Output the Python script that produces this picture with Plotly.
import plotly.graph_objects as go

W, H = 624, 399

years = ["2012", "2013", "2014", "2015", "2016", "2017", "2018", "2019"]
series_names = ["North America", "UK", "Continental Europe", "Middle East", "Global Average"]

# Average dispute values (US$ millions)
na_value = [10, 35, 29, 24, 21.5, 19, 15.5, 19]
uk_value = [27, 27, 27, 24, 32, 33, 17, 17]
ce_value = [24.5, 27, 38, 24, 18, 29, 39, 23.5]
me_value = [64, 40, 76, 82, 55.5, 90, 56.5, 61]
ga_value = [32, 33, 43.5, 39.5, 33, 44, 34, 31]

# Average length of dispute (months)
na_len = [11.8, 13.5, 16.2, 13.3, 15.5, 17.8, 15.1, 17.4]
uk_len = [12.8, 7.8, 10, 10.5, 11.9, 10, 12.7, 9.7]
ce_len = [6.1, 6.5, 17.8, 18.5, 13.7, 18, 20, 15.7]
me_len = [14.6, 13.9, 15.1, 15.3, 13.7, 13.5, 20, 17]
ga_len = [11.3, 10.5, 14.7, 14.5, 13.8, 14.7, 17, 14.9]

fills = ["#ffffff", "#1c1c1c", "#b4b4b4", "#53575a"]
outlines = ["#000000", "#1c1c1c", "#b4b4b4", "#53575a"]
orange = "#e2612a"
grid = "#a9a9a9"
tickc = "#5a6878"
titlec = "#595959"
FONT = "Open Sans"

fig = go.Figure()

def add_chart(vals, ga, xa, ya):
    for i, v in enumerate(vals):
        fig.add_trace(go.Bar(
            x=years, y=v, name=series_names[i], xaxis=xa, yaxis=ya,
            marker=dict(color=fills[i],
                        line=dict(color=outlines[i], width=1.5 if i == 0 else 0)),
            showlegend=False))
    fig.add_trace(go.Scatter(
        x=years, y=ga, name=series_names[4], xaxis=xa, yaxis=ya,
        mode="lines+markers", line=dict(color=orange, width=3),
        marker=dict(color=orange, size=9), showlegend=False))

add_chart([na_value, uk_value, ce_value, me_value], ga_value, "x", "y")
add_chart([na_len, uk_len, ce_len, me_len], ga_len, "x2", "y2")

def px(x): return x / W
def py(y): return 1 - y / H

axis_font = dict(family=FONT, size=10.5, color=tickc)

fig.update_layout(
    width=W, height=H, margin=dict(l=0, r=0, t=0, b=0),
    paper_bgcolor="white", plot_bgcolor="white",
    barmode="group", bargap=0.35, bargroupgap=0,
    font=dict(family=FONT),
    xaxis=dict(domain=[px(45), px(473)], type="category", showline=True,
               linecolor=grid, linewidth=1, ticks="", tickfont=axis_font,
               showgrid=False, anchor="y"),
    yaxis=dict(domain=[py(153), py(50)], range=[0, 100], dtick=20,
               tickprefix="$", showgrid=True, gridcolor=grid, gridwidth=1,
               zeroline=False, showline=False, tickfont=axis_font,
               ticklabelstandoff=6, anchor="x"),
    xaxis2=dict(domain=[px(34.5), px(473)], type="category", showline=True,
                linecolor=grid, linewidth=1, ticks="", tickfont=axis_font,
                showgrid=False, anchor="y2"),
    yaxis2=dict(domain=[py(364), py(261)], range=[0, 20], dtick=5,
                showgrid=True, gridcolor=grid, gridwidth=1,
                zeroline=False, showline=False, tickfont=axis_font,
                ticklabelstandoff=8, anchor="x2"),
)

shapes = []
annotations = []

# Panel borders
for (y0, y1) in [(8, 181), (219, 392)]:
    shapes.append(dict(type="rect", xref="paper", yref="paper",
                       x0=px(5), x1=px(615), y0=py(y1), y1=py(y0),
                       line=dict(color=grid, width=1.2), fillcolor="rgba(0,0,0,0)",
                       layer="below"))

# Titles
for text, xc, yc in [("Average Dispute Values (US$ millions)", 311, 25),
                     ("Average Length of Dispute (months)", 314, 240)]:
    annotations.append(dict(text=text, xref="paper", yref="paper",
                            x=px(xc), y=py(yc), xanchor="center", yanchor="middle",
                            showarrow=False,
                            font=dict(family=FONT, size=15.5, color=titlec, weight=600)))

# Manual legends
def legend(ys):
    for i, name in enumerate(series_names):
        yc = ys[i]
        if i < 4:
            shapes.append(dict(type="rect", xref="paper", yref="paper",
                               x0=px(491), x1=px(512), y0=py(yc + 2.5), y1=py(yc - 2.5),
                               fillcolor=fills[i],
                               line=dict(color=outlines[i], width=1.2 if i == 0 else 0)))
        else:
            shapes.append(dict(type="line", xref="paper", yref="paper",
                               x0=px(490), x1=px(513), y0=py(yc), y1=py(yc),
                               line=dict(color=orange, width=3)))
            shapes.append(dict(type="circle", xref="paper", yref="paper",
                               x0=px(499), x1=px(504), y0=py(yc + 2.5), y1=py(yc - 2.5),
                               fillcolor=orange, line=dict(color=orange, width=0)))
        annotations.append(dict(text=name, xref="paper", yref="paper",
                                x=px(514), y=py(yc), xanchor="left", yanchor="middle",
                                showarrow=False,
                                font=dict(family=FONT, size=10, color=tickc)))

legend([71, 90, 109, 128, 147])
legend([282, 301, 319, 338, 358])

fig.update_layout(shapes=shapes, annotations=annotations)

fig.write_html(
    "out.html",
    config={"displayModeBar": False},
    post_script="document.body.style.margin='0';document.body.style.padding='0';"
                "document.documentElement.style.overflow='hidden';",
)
== == ==
= REQUIREMENT =
Extract all of the data shown above and repeat it verbatim.

= COMPLETED EXERCISE =
Output the Python script that produces this picture with Plotly.
import plotly.graph_objects as go

W, H = 624, 399

years = ["2012", "2013", "2014", "2015", "2016", "2017", "2018", "2019"]
series_names = ["North America", "UK", "Continental Europe", "Middle East", "Global Average"]

# Average dispute values (US$ millions)
na_value = [10, 35, 29, 24, 21.5, 19, 15.5, 19]
uk_value = [27, 27, 27, 24, 32, 33, 17, 17]
ce_value = [24.5, 27, 38, 24, 18, 29, 39, 23.5]
me_value = [64, 40, 76, 82, 55.5, 90, 56.5, 61]
ga_value = [32, 33, 43.5, 39.5, 33, 44, 34, 31]

# Average length of dispute (months)
na_len = [11.8, 13.5, 16.2, 13.3, 15.5, 17.8, 15.1, 17.4]
uk_len = [12.8, 7.8, 10, 10.5, 11.9, 10, 12.7, 9.7]
ce_len = [6.1, 6.5, 17.8, 18.5, 13.7, 18, 20, 15.7]
me_len = [14.6, 13.9, 15.1, 15.3, 13.7, 13.5, 20, 17]
ga_len = [11.3, 10.5, 14.7, 14.5, 13.8, 14.7, 17, 14.9]

fills = ["#ffffff", "#1c1c1c", "#b4b4b4", "#53575a"]
outlines = ["#000000", "#1c1c1c", "#b4b4b4", "#53575a"]
orange = "#e2612a"
grid = "#a9a9a9"
tickc = "#5a6878"
titlec = "#595959"
FONT = "Open Sans"

fig = go.Figure()

def add_chart(vals, ga, xa, ya):
    for i, v in enumerate(vals):
        fig.add_trace(go.Bar(
            x=years, y=v, name=series_names[i], xaxis=xa, yaxis=ya,
            marker=dict(color=fills[i],
                        line=dict(color=outlines[i], width=1.5 if i == 0 else 0)),
            showlegend=False))
    fig.add_trace(go.Scatter(
        x=years, y=ga, name=series_names[4], xaxis=xa, yaxis=ya,
        mode="lines+markers", line=dict(color=orange, width=3),
        marker=dict(color=orange, size=9), showlegend=False))

add_chart([na_value, uk_value, ce_value, me_value], ga_value, "x", "y")
add_chart([na_len, uk_len, ce_len, me_len], ga_len, "x2", "y2")

def px(x): return x / W
def py(y): return 1 - y / H

axis_font = dict(family=FONT, size=10.5, color=tickc)

fig.update_layout(
    width=W, height=H, margin=dict(l=0, r=0, t=0, b=0),
    paper_bgcolor="white", plot_bgcolor="white",
    barmode="group", bargap=0.35, bargroupgap=0,
    font=dict(family=FONT),
    xaxis=dict(domain=[px(45), px(473)], type="category", showline=True,
               linecolor=grid, linewidth=1, ticks="", tickfont=axis_font,
               showgrid=False, anchor="y"),
    yaxis=dict(domain=[py(153), py(50)], range=[0, 100], dtick=20,
               tickprefix="$", showgrid=True, gridcolor=grid, gridwidth=1,
               zeroline=False, showline=False, tickfont=axis_font,
               ticklabelstandoff=6, anchor="x"),
    xaxis2=dict(domain=[px(34.5), px(473)], type="category", showline=True,
                linecolor=grid, linewidth=1, ticks="", tickfont=axis_font,
                showgrid=False, anchor="y2"),
    yaxis2=dict(domain=[py(364), py(261)], range=[0, 20], dtick=5,
                showgrid=True, gridcolor=grid, gridwidth=1,
                zeroline=False, showline=False, tickfont=axis_font,
                ticklabelstandoff=8, anchor="x2"),
)

shapes = []
annotations = []

# Panel borders
for (y0, y1) in [(8, 181), (219, 392)]:
    shapes.append(dict(type="rect", xref="paper", yref="paper",
                       x0=px(5), x1=px(615), y0=py(y1), y1=py(y0),
                       line=dict(color=grid, width=1.2), fillcolor="rgba(0,0,0,0)",
                       layer="below"))

# Titles
for text, xc, yc in [("Average Dispute Values (US$ millions)", 311, 25),
                     ("Average Length of Dispute (months)", 314, 240)]:
    annotations.append(dict(text=text, xref="paper", yref="paper",
                            x=px(xc), y=py(yc), xanchor="center", yanchor="middle",
                            showarrow=False,
                            font=dict(family=FONT, size=15.5, color=titlec, weight=600)))

# Manual legends
def legend(ys):
    for i, name in enumerate(series_names):
        yc = ys[i]
        if i < 4:
            shapes.append(dict(type="rect", xref="paper", yref="paper",
                               x0=px(491), x1=px(512), y0=py(yc + 2.5), y1=py(yc - 2.5),
                               fillcolor=fills[i],
                               line=dict(color=outlines[i], width=1.2 if i == 0 else 0)))
        else:
            shapes.append(dict(type="line", xref="paper", yref="paper",
                               x0=px(490), x1=px(513), y0=py(yc), y1=py(yc),
                               line=dict(color=orange, width=3)))
            shapes.append(dict(type="circle", xref="paper", yref="paper",
                               x0=px(499), x1=px(504), y0=py(yc + 2.5), y1=py(yc - 2.5),
                               fillcolor=orange, line=dict(color=orange, width=0)))
        annotations.append(dict(text=name, xref="paper", yref="paper",
                                x=px(514), y=py(yc), xanchor="left", yanchor="middle",
                                showarrow=False,
                                font=dict(family=FONT, size=10, color=tickc)))

legend([71, 90, 109, 128, 147])
legend([282, 301, 319, 338, 358])

fig.update_layout(shapes=shapes, annotations=annotations)

fig.write_html(
    "out.html",
    config={"displayModeBar": False},
    post_script="document.body.style.margin='0';document.body.style.padding='0';"
                "document.documentElement.style.overflow='hidden';",
)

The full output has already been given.